The listing below holds pictures; exclude them. Return exactly the lines from the one with "Write a Python" through the one with "2.78e-6, 2.86e-6, 2.64e-6, 2.64e-6, 2.72e-6, 2.72e-6]".

━━━━━━━━━━

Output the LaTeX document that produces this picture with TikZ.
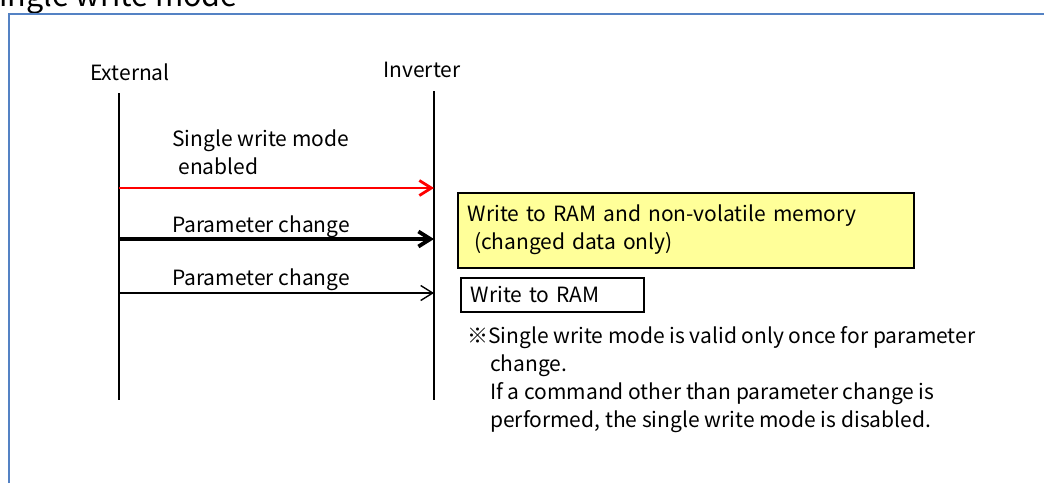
\documentclass[tikz,border=0pt]{standalone}
\usepackage{fontspec}
\setmainfont{Noto Sans CJK JP}
\usetikzlibrary{arrows.meta, positioning}
\definecolor{framebl}{RGB}{84,130,196}
\definecolor{memyel}{RGB}{255,255,153}

\begin{document}
\begin{tikzpicture}[x=1pt, y=-1pt, font=\fontsize{21}{28}\selectfont, >={Straight Barb[length=12pt,width=15pt]}]
    \tikzstyle{lifeline} = [line width=1.6pt]
    \tikzstyle{msg} = [->, line width=1.4pt]
    \tikzstyle{lbl} = [anchor=base west, inner sep=0pt, align=left]
    \tikzstyle{resbox} = [draw, line width=1.5pt, anchor=north west, inner xsep=10pt, inner ysep=0pt, align=left]

    \useasboundingbox (0,0) rectangle (1044,483);
    \clip (0,0) rectangle (1044,483);

    \node [anchor=base east, inner sep=0pt, font=\fontsize{30.5}{36}\selectfont] (title) at (238,6) {Single write mode};
    \draw [framebl, line width=2.6pt] (9,483) -- (9,14) -- (1044,14);

    \node (ext) at (130,72) {External};
    \node (inv) at (422,70) {Inverter};
    \coordinate (extEnd) at (119,400);
    \coordinate (invEnd) at (434,400);
    \draw [lifeline] (ext.south -| extEnd) ++(0,9) -- (extEnd);
    \draw [lifeline] (inv.south -| invEnd) ++(0,10) -- (invEnd);

    \coordinate (m1a) at (119,188);
    \coordinate (m1b) at (434,188);
    \coordinate (m2a) at (119,239);
    \coordinate (m2b) at (434,239);
    \coordinate (m3a) at (119,293);
    \coordinate (m3b) at (434,293);

    \draw [msg, red, line width=2.8pt] (m1a) -- (m1b);
    \draw [msg, line width=3.8pt] (m2a) -- (m2b);
    \draw [msg] (m3a) -- (m3b);

    \node [lbl] (l1) at (172,174) {Single write mode\\\hspace*{0.3em}enabled};
    \node [lbl] (l2) at (172,232) {Parameter change};
    \node [lbl] (l3) at (172,285) {Parameter change};

    \node [resbox, fill=memyel, text width=436pt, minimum height=75pt] (nvm) at (457,192) {Write to RAM and non-volatile memory\\\hspace*{0.3em}(changed data only)};
    \node [resbox, fill=white, text width=163pt, minimum height=34pt] (ram) at (460,277) {Write to RAM};

    \node [anchor=north west, inner sep=0pt, align=left] (note) at (467,326) {※Single write mode is valid only once for parameter\\
        \hspace*{23pt}change.\\
        \hspace*{23pt}If a command other than parameter change is\\
        \hspace*{23pt}performed, the single write mode is disabled.};
\end{tikzpicture}
\end{document}
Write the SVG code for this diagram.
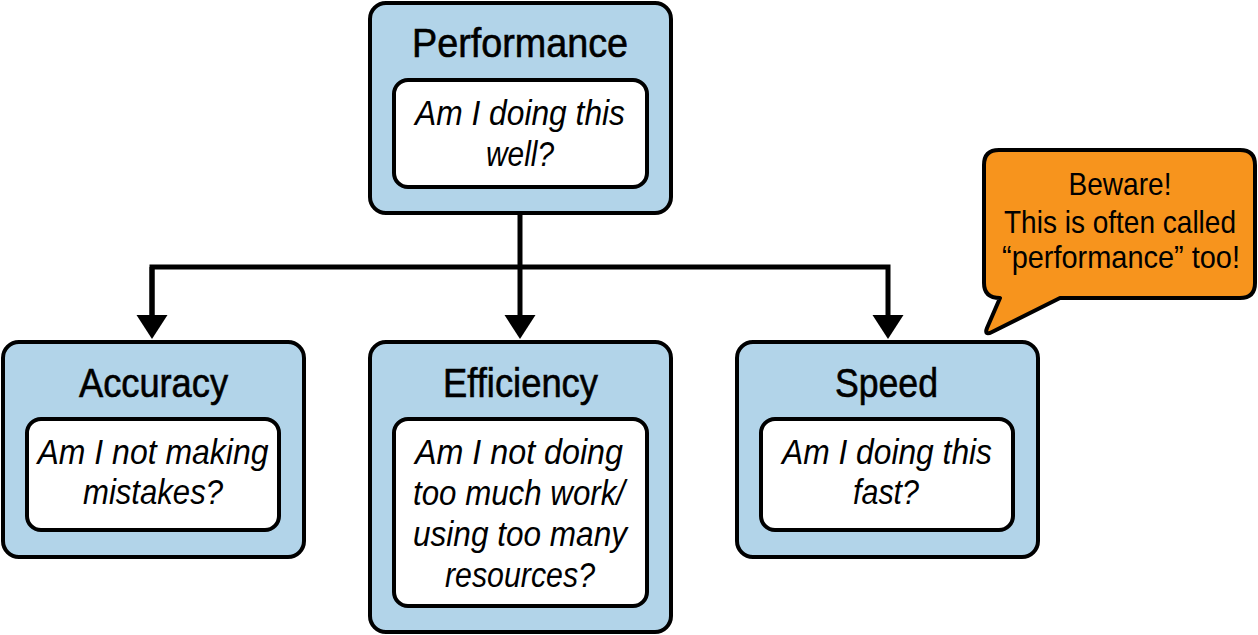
<svg xmlns="http://www.w3.org/2000/svg" width="1258" height="635" viewBox="0 0 1258 635">
  <style>
    .outer { fill: #b2d4e9; stroke: #000; stroke-width: 4; }
    .inner { fill: #fff; stroke: #000; stroke-width: 4; }
    .title { font-family: "Liberation Sans", Arial, sans-serif; font-size: 40px; fill: #000; stroke: #000; stroke-width: 0.6; text-anchor: middle; }
    .q { font-family: "Liberation Sans", Arial, sans-serif; font-style: italic; font-size: 35px; fill: #000; text-anchor: middle; }
    .note { font-family: "Liberation Sans", Arial, sans-serif; font-size: 32px; fill: #000; text-anchor: middle; }
    .conn { fill: none; stroke: #000; stroke-width: 5; }
  </style>
  <defs>
    <marker id="arrow" markerUnits="userSpaceOnUse" markerWidth="26" markerHeight="32" viewBox="0 -16 26 32" refX="0" refY="0" orient="auto">
      <path d="M0,-15.5 L24,0 L0,15.5 Z" fill="#000"/>
    </marker>
  </defs>

  <g id="connectors">
    <path class="conn" d="M520,214 V315" marker-end="url(#arrow)"/>
    <path class="conn" d="M152,315 V267 H888 V315" marker-end="url(#arrow)"/>
    <path class="conn" d="M152,267 V315" marker-end="url(#arrow)"/>
  </g>

  <g id="performance">
    <rect class="outer" x="370" y="3" width="301" height="210" rx="16"/>
    <rect class="inner" x="394" y="80" width="253" height="107" rx="14"/>
    <text class="title" x="520" y="57" textLength="216" lengthAdjust="spacingAndGlyphs">Performance</text>
    <text class="q" x="520" y="125" textLength="210" lengthAdjust="spacingAndGlyphs">Am I doing this</text>
    <text class="q" x="520" y="166" textLength="68" lengthAdjust="spacingAndGlyphs">well?</text>
  </g>

  <g id="accuracy">
    <rect class="outer" x="3" y="342" width="301" height="215" rx="16"/>
    <rect class="inner" x="27" y="419" width="252" height="111" rx="14"/>
    <text class="title" x="153.5" y="397" textLength="149" lengthAdjust="spacingAndGlyphs">Accuracy</text>
    <text class="q" x="153" y="464" textLength="231" lengthAdjust="spacingAndGlyphs">Am I not making</text>
    <text class="q" x="153" y="504" textLength="140" lengthAdjust="spacingAndGlyphs">mistakes?</text>
  </g>

  <g id="efficiency">
    <rect class="outer" x="370" y="342" width="301" height="290" rx="16"/>
    <rect class="inner" x="394" y="419" width="253" height="187" rx="14"/>
    <text class="title" x="520.5" y="397" textLength="155" lengthAdjust="spacingAndGlyphs">Efficiency</text>
    <text class="q" x="519" y="464" textLength="208" lengthAdjust="spacingAndGlyphs">Am I not doing</text>
    <text class="q" x="519" y="505" textLength="212" lengthAdjust="spacingAndGlyphs">too much work/</text>
    <text class="q" x="520" y="546" textLength="214" lengthAdjust="spacingAndGlyphs">using too many</text>
    <text class="q" x="520" y="587" textLength="150" lengthAdjust="spacingAndGlyphs">resources?</text>
  </g>

  <g id="speed">
    <rect class="outer" x="737" y="342" width="301" height="215" rx="16"/>
    <rect class="inner" x="761" y="419" width="252" height="111" rx="14"/>
    <text class="title" x="886.5" y="397" textLength="103" lengthAdjust="spacingAndGlyphs">Speed</text>
    <text class="q" x="887" y="464" textLength="210" lengthAdjust="spacingAndGlyphs">Am I doing this</text>
    <text class="q" x="886" y="504" textLength="66" lengthAdjust="spacingAndGlyphs">fast?</text>
  </g>

  <g id="callout">
    <path d="M999,150 H1240 Q1255,150 1255,165 V283 Q1255,298 1240,298 H1060 L992,332 Q984,336 987,328 L1000,298 Q984,298 984,283 V165 Q984,150 999,150 Z" fill="#f7941d" stroke="#000" stroke-width="4" stroke-linejoin="round"/>
    <text class="note" x="1120" y="195" textLength="103" lengthAdjust="spacingAndGlyphs">Beware!</text>
    <text class="note" x="1120" y="233" textLength="232" lengthAdjust="spacingAndGlyphs">This is often called</text>
    <text class="note" x="1121" y="268" textLength="238" lengthAdjust="spacingAndGlyphs">“performance” too!</text>
  </g>
</svg>
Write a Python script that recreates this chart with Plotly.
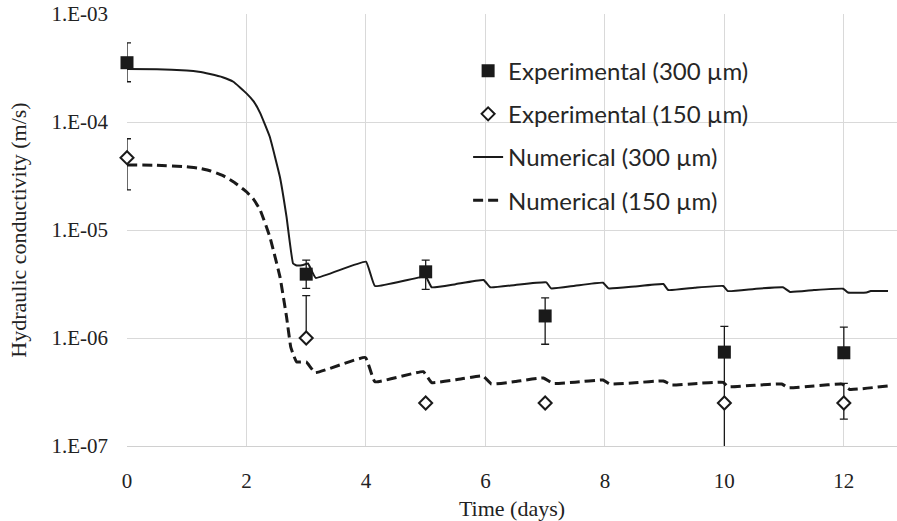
import plotly.graph_objects as go

# Experimental measurements (days, m/s) with upper/lower bounds of the error bars
t_exp = [0, 3, 5, 7, 10, 12]
k_exp_300 = [3.54e-4, 3.9e-6, 4.1e-6, 1.6e-6, 7.4e-7, 7.3e-7]
k_exp_300_hi = [5.4e-4, 5.27e-6, 5.27e-6, 2.35e-6, 1.28e-6, 1.26e-6]
k_exp_300_lo = [2.36e-4, 2.88e-6, 2.82e-6, 8.75e-7, 7.4e-7, 7.3e-7]

k_exp_150 = [4.67e-5, 1.0e-6, 2.5e-7, 2.5e-7, 2.5e-7, 2.5e-7]
k_exp_150_hi = [7.0e-5, 2.47e-6, 2.5e-7, 2.5e-7, 7.4e-7, 3.8e-7]
k_exp_150_lo = [2.35e-5, 1.0e-6, 2.5e-7, 2.5e-7, 1e-9, 1.77e-7]

# Numerical model, 300 µm
t_num_300 = [0, 0.5, 1.0, 1.2, 1.39, 1.6, 1.78, 2.0, 2.12, 2.23, 2.39, 2.56, 2.67,
             2.78, 2.84, 2.95, 3.03, 3.16, 4.0, 4.15, 5.0, 5.1, 5.5, 5.97, 6.08, 6.5,
             7.02, 7.1, 7.5, 7.97, 8.06, 8.5, 8.98, 9.06, 9.5, 9.98, 10.06, 10.5,
             10.98, 11.1, 11.5, 11.99, 12.07, 12.38, 12.45, 12.74]
k_num_300 = [3.1e-4, 3.08e-4, 3.0e-4, 2.92e-4, 2.78e-4, 2.6e-4, 2.36e-4, 1.84e-4,
             1.55e-4, 1.21e-4, 7.3e-5, 3.1e-5, 1.33e-5, 4.9e-6, 4.7e-6, 4.75e-6,
             4.9e-6, 3.6e-6, 5.09e-6, 3.03e-6, 3.7e-6, 2.95e-6, 3.15e-6, 3.44e-6,
             2.95e-6, 3.1e-6, 3.27e-6, 2.88e-6, 3.05e-6, 3.25e-6, 2.88e-6, 3.0e-6,
             3.16e-6, 2.78e-6, 2.92e-6, 3.03e-6, 2.72e-6, 2.85e-6, 2.95e-6, 2.67e-6,
             2.78e-6, 2.86e-6, 2.64e-6, 2.64e-6, 2.72e-6, 2.72e-6]

# Numerical model, 150 µm
t_num_150 = [0, 0.5, 1.0, 1.2, 1.39, 1.6, 1.78, 2.0, 2.12, 2.23, 2.39, 2.56, 2.67,
             2.74, 2.78, 2.84, 3.0, 3.15, 3.99, 4.15, 4.96, 5.1, 5.5, 5.96, 6.1, 6.5,
             6.97, 7.13, 7.5, 7.97, 8.08, 8.5, 8.98, 9.12, 9.5, 9.98, 10.06, 10.5,
             10.96, 11.07, 11.5, 11.97, 12.1, 12.74]
k_num_150 = [4.0e-5, 3.98e-5, 3.86e-5, 3.74e-5, 3.54e-5, 3.2e-5, 2.8e-5, 2.26e-5,
             1.92e-5, 1.53e-5, 8.7e-6, 3.7e-6, 1.58e-6, 8.3e-7, 7.1e-7, 6.0e-7,
             6.0e-7, 4.78e-7, 6.6e-7, 3.94e-7, 4.88e-7, 3.86e-7, 4.1e-7, 4.45e-7,
             3.75e-7, 3.95e-7, 4.26e-7, 3.8e-7, 3.9e-7, 4.08e-7, 3.75e-7, 3.85e-7,
             4.0e-7, 3.67e-7, 3.78e-7, 3.89e-7, 3.54e-7, 3.65e-7, 3.75e-7, 3.46e-7,
             3.6e-7, 3.74e-7, 3.34e-7, 3.6e-7]

y_tick_vals = [1e-7, 1e-6, 1e-5, 1e-4, 1e-3]
y_tick_text = ["1.E-07", "1.E-06", "1.E-05", "1.E-04", "1.E-03"]
x_tick_vals = [0, 2, 4, 6, 8, 10, 12]

INK = "#1a1a1a"
SERIF = "Liberation Serif, Times New Roman, serif"
SANS = "Lato, Carlito, Calibri, sans-serif"


def plus(v, hi):
    return [h - x for x, h in zip(v, hi)]


def minus(v, lo):
    return [x - l for x, l in zip(v, lo)]


def err(v, hi, lo):
    return dict(type="data", symmetric=False, array=plus(v, hi),
                arrayminus=minus(v, lo), color=INK, thickness=1.3, width=4)


fig = go.Figure()

# model curves
fig.add_trace(go.Scatter(
    x=t_num_300, y=k_num_300, mode="lines", name="Numerical (300 µm)",
    line=dict(color=INK, width=2, shape="spline", smoothing=0.3),
    legendrank=3, legendgroup="n300",
))
fig.add_trace(go.Scatter(
    x=t_num_150, y=k_num_150, mode="lines", name="Numerical (150 µm)",
    line=dict(color=INK, width=3, dash="10px,5px", shape="spline", smoothing=0.3),
    legendrank=4, legendgroup="n150",
))

# error bars (clipped to the plotting area)
for v, hi, lo in [(k_exp_300, k_exp_300_hi, k_exp_300_lo),
                  (k_exp_150, k_exp_150_hi, k_exp_150_lo)]:
    fig.add_trace(go.Scatter(
        x=t_exp, y=v, mode="markers", showlegend=False, hoverinfo="skip",
        marker=dict(size=1, color="rgba(0,0,0,0)"),
        error_y=err(v, hi, lo), cliponaxis=True,
    ))

# measured points
fig.add_trace(go.Scatter(
    x=t_exp, y=k_exp_300, mode="markers", name="Experimental (300 µm)",
    marker=dict(symbol="square", size=13, color=INK),
    legendrank=1, legendgroup="e300", cliponaxis=False,
))
fig.add_trace(go.Scatter(
    x=t_exp, y=k_exp_150, mode="markers", name="Experimental (150 µm)",
    marker=dict(symbol="diamond", size=10, color="white",
                line=dict(color=INK, width=2)),
    legendrank=2, legendgroup="e150", cliponaxis=False,
))

fig.update_layout(
    width=897, height=521,
    margin=dict(l=127, r=0, t=14, b=75),
    paper_bgcolor="white", plot_bgcolor="white",
    showlegend=True,
    legend=dict(
        x=0.443, xanchor="left", y=0.92, yanchor="top",
        bgcolor="rgba(0,0,0,0)",
        font=dict(family=SANS, size=24, color="#262626"),
        itemsizing="trace", traceorder="grouped", tracegroupgap=9,
    ),
    xaxis=dict(
        range=[0, 12.89], tickvals=x_tick_vals,
        showgrid=True, gridcolor="#d9d9d9", gridwidth=1,
        showline=True, linecolor="#d0d0d0", linewidth=1,
        zeroline=False, ticks="", ticklabelstandoff=16,
        tickfont=dict(family=SERIF, size=21, color="#222"),
        title=dict(text="Time (days)", standoff=10,
                   font=dict(family=SERIF, size=22, color="#222")),
    ),
    yaxis=dict(
        type="log", range=[-7, -3],
        tickvals=y_tick_vals, ticktext=y_tick_text,
        showgrid=True, gridcolor="#d9d9d9", gridwidth=1,
        showline=False, zeroline=False, ticks="", ticklabelstandoff=18,
        tickfont=dict(family=SERIF, size=21, color="#222"),
        title=dict(text="Hydraulic conductivity (m/s)", standoff=18,
                   font=dict(family=SERIF, size=22, color="#222")),
    ),
)

fig.write_html("out.html")
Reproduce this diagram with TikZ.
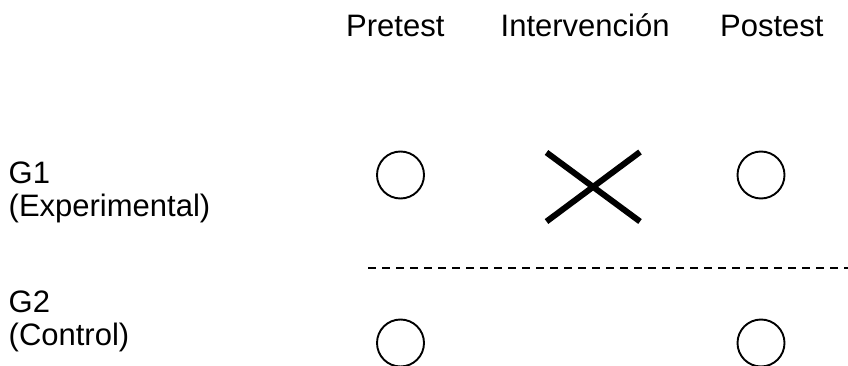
\documentclass[tikz,border=0pt]{standalone}
\usepackage{fontspec}
\setmainfont{Liberation Sans}
\begin{document}
\begin{tikzpicture}[x=1pt,y=-1pt,
  lbl/.style={anchor=base west, inner sep=0pt, font=\fontsize{31}{36}\selectfont},
  obs/.style={circle, draw, line width=1.9pt, minimum size=47pt, inner sep=0pt},
  cross/.style={line width=6pt},
  divider/.style={line width=2pt, dash pattern=on 7.3pt off 6.7pt}]
\useasboundingbox (0,0) rectangle (848,366);
% headers
\node[lbl] (pre) at (346,37) {Pretest};
\node[lbl] (int) at (500.5,37) {Intervención};
\node[lbl] (post) at (720,37) {Postest};
% group labels
\node[lbl] (g1) at (8.5,183) {G1};
\node[lbl] (g1s) at (8.5,216) {(Experimental)};
\node[lbl] (g2) at (8.5,312) {G2};
\node[lbl] (g2s) at (8.5,345) {(Control)};
% observations
\node[obs] (o1) at (400.5,175) {};
\node[obs] (o2) at (761,175) {};
\node[obs] (o3) at (400.5,343) {};
\node[obs] (o4) at (761,343) {};
% intervention cross
\coordinate (xa) at (546.5,152.5);
\coordinate (xb) at (640,221.5);
\coordinate (xc) at (640,152);
\coordinate (xd) at (546.5,221.5);
\draw[cross] (xa) -- (xb);
\draw[cross] (xc) -- (xd);
% divider
\coordinate (da) at (368.3,268);
\coordinate (db) at (848,268);
\draw[divider] (da) -- (db);
\end{tikzpicture}
\end{document}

━━━━━━━━━━

Full answer
Write a Python script that recreates this chart with Plotly.
import plotly.graph_objects as go

# Experimental measurements (days, m/s) with upper/lower bounds of the error bars
t_exp = [0, 3, 5, 7, 10, 12]
k_exp_300 = [3.54e-4, 3.9e-6, 4.1e-6, 1.6e-6, 7.4e-7, 7.3e-7]
k_exp_300_hi = [5.4e-4, 5.27e-6, 5.27e-6, 2.35e-6, 1.28e-6, 1.26e-6]
k_exp_300_lo = [2.36e-4, 2.88e-6, 2.82e-6, 8.75e-7, 7.4e-7, 7.3e-7]

k_exp_150 = [4.67e-5, 1.0e-6, 2.5e-7, 2.5e-7, 2.5e-7, 2.5e-7]
k_exp_150_hi = [7.0e-5, 2.47e-6, 2.5e-7, 2.5e-7, 7.4e-7, 3.8e-7]
k_exp_150_lo = [2.35e-5, 1.0e-6, 2.5e-7, 2.5e-7, 1e-9, 1.77e-7]

# Numerical model, 300 µm
t_num_300 = [0, 0.5, 1.0, 1.2, 1.39, 1.6, 1.78, 2.0, 2.12, 2.23, 2.39, 2.56, 2.67,
             2.78, 2.84, 2.95, 3.03, 3.16, 4.0, 4.15, 5.0, 5.1, 5.5, 5.97, 6.08, 6.5,
             7.02, 7.1, 7.5, 7.97, 8.06, 8.5, 8.98, 9.06, 9.5, 9.98, 10.06, 10.5,
             10.98, 11.1, 11.5, 11.99, 12.07, 12.38, 12.45, 12.74]
k_num_300 = [3.1e-4, 3.08e-4, 3.0e-4, 2.92e-4, 2.78e-4, 2.6e-4, 2.36e-4, 1.84e-4,
             1.55e-4, 1.21e-4, 7.3e-5, 3.1e-5, 1.33e-5, 4.9e-6, 4.7e-6, 4.75e-6,
             4.9e-6, 3.6e-6, 5.09e-6, 3.03e-6, 3.7e-6, 2.95e-6, 3.15e-6, 3.44e-6,
             2.95e-6, 3.1e-6, 3.27e-6, 2.88e-6, 3.05e-6, 3.25e-6, 2.88e-6, 3.0e-6,
             3.16e-6, 2.78e-6, 2.92e-6, 3.03e-6, 2.72e-6, 2.85e-6, 2.95e-6, 2.67e-6,
             2.78e-6, 2.86e-6, 2.64e-6, 2.64e-6, 2.72e-6, 2.72e-6]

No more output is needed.